* [Aim of the task] Type out the complete listing below word for word, without its pictures.

* [Data segment]
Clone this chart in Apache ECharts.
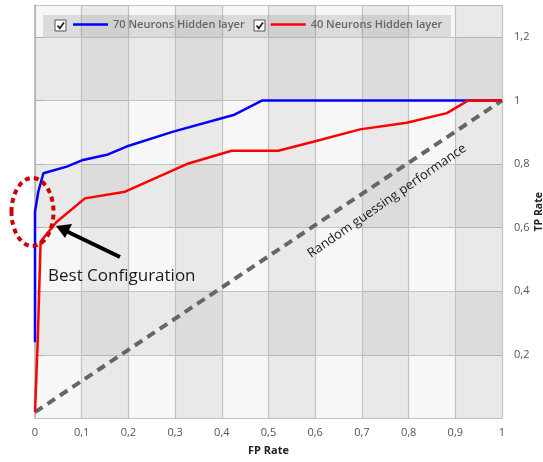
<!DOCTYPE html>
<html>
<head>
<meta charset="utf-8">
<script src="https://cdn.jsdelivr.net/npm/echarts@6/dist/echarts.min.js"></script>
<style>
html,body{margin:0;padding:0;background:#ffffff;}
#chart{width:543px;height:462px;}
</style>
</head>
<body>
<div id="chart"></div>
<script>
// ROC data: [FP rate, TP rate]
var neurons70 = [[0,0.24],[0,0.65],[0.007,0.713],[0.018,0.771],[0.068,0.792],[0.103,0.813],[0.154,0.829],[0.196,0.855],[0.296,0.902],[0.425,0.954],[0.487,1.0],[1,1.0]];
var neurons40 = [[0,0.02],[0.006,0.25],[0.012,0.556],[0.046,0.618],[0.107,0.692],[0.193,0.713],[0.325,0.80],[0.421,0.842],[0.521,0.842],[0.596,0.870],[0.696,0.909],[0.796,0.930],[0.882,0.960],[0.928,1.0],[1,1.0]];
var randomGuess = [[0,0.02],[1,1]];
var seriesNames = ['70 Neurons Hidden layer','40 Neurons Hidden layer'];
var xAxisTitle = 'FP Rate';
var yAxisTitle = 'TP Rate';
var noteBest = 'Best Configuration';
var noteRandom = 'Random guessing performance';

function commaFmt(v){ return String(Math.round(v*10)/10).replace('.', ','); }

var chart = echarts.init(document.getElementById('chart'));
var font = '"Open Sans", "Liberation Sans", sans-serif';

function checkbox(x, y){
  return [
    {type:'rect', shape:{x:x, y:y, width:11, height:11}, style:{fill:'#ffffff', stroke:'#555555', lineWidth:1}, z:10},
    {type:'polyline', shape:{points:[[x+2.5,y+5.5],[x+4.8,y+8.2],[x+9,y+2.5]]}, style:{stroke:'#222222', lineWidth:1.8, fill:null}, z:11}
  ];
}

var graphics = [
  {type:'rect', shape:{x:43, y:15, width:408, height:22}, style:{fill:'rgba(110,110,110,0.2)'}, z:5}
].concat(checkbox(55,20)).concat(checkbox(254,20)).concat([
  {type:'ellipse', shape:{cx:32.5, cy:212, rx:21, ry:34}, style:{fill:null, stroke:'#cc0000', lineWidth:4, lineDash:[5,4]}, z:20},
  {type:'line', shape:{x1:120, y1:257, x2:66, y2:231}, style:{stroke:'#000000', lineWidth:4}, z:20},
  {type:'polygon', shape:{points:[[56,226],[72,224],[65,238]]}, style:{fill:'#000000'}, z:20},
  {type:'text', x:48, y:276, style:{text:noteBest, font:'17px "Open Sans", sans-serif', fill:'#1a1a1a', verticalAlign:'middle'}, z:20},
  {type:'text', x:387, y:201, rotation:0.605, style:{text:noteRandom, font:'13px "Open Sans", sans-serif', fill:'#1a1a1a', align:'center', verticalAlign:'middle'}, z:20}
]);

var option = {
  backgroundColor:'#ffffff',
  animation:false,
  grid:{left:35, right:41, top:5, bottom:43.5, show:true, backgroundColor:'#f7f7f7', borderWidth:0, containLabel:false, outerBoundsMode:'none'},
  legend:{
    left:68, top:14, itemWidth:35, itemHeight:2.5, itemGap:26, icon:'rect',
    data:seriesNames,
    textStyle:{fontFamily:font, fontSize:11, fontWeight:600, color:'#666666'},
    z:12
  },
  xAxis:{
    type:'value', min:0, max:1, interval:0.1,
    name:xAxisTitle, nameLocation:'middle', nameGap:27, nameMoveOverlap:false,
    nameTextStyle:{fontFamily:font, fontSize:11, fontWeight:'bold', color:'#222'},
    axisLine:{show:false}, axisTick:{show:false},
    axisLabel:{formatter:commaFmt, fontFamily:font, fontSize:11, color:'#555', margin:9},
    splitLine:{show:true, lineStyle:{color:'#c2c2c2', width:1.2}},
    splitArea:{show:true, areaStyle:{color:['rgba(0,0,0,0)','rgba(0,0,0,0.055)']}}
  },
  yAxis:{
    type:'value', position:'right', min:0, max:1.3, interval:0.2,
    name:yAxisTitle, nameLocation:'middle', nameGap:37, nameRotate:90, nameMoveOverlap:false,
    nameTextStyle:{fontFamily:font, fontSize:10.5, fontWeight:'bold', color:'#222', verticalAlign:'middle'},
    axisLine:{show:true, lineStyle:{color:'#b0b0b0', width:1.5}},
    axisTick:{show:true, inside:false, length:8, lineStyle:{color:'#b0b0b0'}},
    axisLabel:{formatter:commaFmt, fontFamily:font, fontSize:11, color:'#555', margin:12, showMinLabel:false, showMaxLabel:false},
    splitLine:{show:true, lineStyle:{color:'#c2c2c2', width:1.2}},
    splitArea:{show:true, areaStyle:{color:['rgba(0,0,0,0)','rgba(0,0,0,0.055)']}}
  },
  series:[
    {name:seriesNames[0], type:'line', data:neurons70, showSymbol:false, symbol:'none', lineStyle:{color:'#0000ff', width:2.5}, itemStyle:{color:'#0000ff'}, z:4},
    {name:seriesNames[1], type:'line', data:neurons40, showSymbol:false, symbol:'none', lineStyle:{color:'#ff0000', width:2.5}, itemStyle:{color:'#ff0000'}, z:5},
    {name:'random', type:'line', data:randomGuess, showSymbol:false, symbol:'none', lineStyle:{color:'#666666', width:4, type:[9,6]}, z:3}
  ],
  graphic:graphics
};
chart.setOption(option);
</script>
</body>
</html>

* [Written response]
Clone this chart in Apache ECharts.
<!DOCTYPE html>
<html>
<head>
<meta charset="utf-8">
<script src="https://cdn.jsdelivr.net/npm/echarts@6/dist/echarts.min.js"></script>
<style>
html,body{margin:0;padding:0;background:#ffffff;}
#chart{width:543px;height:462px;}
</style>
</head>
<body>
<div id="chart"></div>
<script>
// ROC data: [FP rate, TP rate]
var neurons70 = [[0,0.24],[0,0.65],[0.007,0.713],[0.018,0.771],[0.068,0.792],[0.103,0.813],[0.154,0.829],[0.196,0.855],[0.296,0.902],[0.425,0.954],[0.487,1.0],[1,1.0]];
var neurons40 = [[0,0.02],[0.006,0.25],[0.012,0.556],[0.046,0.618],[0.107,0.692],[0.193,0.713],[0.325,0.80],[0.421,0.842],[0.521,0.842],[0.596,0.870],[0.696,0.909],[0.796,0.930],[0.882,0.960],[0.928,1.0],[1,1.0]];
var randomGuess = [[0,0.02],[1,1]];
var seriesNames = ['70 Neurons Hidden layer','40 Neurons Hidden layer'];
var xAxisTitle = 'FP Rate';
var yAxisTitle = 'TP Rate';
var noteBest = 'Best Configuration';
var noteRandom = 'Random guessing performance';

function commaFmt(v){ return String(Math.round(v*10)/10).replace('.', ','); }

var chart = echarts.init(document.getElementById('chart'));
var font = '"Open Sans", "Liberation Sans", sans-serif';

function checkbox(x, y){
  return [
    {type:'rect', shape:{x:x, y:y, width:11, height:11}, style:{fill:'#ffffff', stroke:'#555555', lineWidth:1}, z:10},
    {type:'polyline', shape:{points:[[x+2.5,y+5.5],[x+4.8,y+8.2],[x+9,y+2.5]]}, style:{stroke:'#222222', lineWidth:1.8, fill:null}, z:11}
  ];
}

var graphics = [
  {type:'rect', shape:{x:43, y:15, width:408, height:22}, style:{fill:'rgba(110,110,110,0.2)'}, z:5}
].concat(checkbox(55,20)).concat(checkbox(254,20)).concat([
  {type:'ellipse', shape:{cx:32.5, cy:212, rx:21, ry:34}, style:{fill:null, stroke:'#cc0000', lineWidth:4, lineDash:[5,4]}, z:20},
  {type:'line', shape:{x1:120, y1:257, x2:66, y2:231}, style:{stroke:'#000000', lineWidth:4}, z:20},
  {type:'polygon', shape:{points:[[56,226],[72,224],[65,238]]}, style:{fill:'#000000'}, z:20},
  {type:'text', x:48, y:276, style:{text:noteBest, font:'17px "Open Sans", sans-serif', fill:'#1a1a1a', verticalAlign:'middle'}, z:20},
  {type:'text', x:387, y:201, rotation:0.605, style:{text:noteRandom, font:'13px "Open Sans", sans-serif', fill:'#1a1a1a', align:'center', verticalAlign:'middle'}, z:20}
]);

var option = {
  backgroundColor:'#ffffff',
  animation:false,
  grid:{left:35, right:41, top:5, bottom:43.5, show:true, backgroundColor:'#f7f7f7', borderWidth:0, containLabel:false, outerBoundsMode:'none'},
  legend:{
    left:68, top:14, itemWidth:35, itemHeight:2.5, itemGap:26, icon:'rect',
    data:seriesNames,
    textStyle:{fontFamily:font, fontSize:11, fontWeight:600, color:'#666666'},
    z:12
  },
  xAxis:{
    type:'value', min:0, max:1, interval:0.1,
    name:xAxisTitle, nameLocation:'middle', nameGap:27, nameMoveOverlap:false,
    nameTextStyle:{fontFamily:font, fontSize:11, fontWeight:'bold', color:'#222'},
    axisLine:{show:false}, axisTick:{show:false},
    axisLabel:{formatter:commaFmt, fontFamily:font, fontSize:11, color:'#555', margin:9},
    splitLine:{show:true, lineStyle:{color:'#c2c2c2', width:1.2}},
    splitArea:{show:true, areaStyle:{color:['rgba(0,0,0,0)','rgba(0,0,0,0.055)']}}
  },
  yAxis:{
    type:'value', position:'right', min:0, max:1.3, interval:0.2,
    name:yAxisTitle, nameLocation:'middle', nameGap:37, nameRotate:90, nameMoveOverlap:false,
    nameTextStyle:{fontFamily:font, fontSize:10.5, fontWeight:'bold', color:'#222', verticalAlign:'middle'},
    axisLine:{show:true, lineStyle:{color:'#b0b0b0', width:1.5}},
    axisTick:{show:true, inside:false, length:8, lineStyle:{color:'#b0b0b0'}},
    axisLabel:{formatter:commaFmt, fontFamily:font, fontSize:11, color:'#555', margin:12, showMinLabel:false, showMaxLabel:false},
    splitLine:{show:true, lineStyle:{color:'#c2c2c2', width:1.2}},
    splitArea:{show:true, areaStyle:{color:['rgba(0,0,0,0)','rgba(0,0,0,0.055)']}}
  },
  series:[
    {name:seriesNames[0], type:'line', data:neurons70, showSymbol:false, symbol:'none', lineStyle:{color:'#0000ff', width:2.5}, itemStyle:{color:'#0000ff'}, z:4},
    {name:seriesNames[1], type:'line', data:neurons40, showSymbol:false, symbol:'none', lineStyle:{color:'#ff0000', width:2.5}, itemStyle:{color:'#ff0000'}, z:5},
    {name:'random', type:'line', data:randomGuess, showSymbol:false, symbol:'none', lineStyle:{color:'#666666', width:4, type:[9,6]}, z:3}
  ],
  graphic:graphics
};
chart.setOption(option);
</script>
</body>
</html>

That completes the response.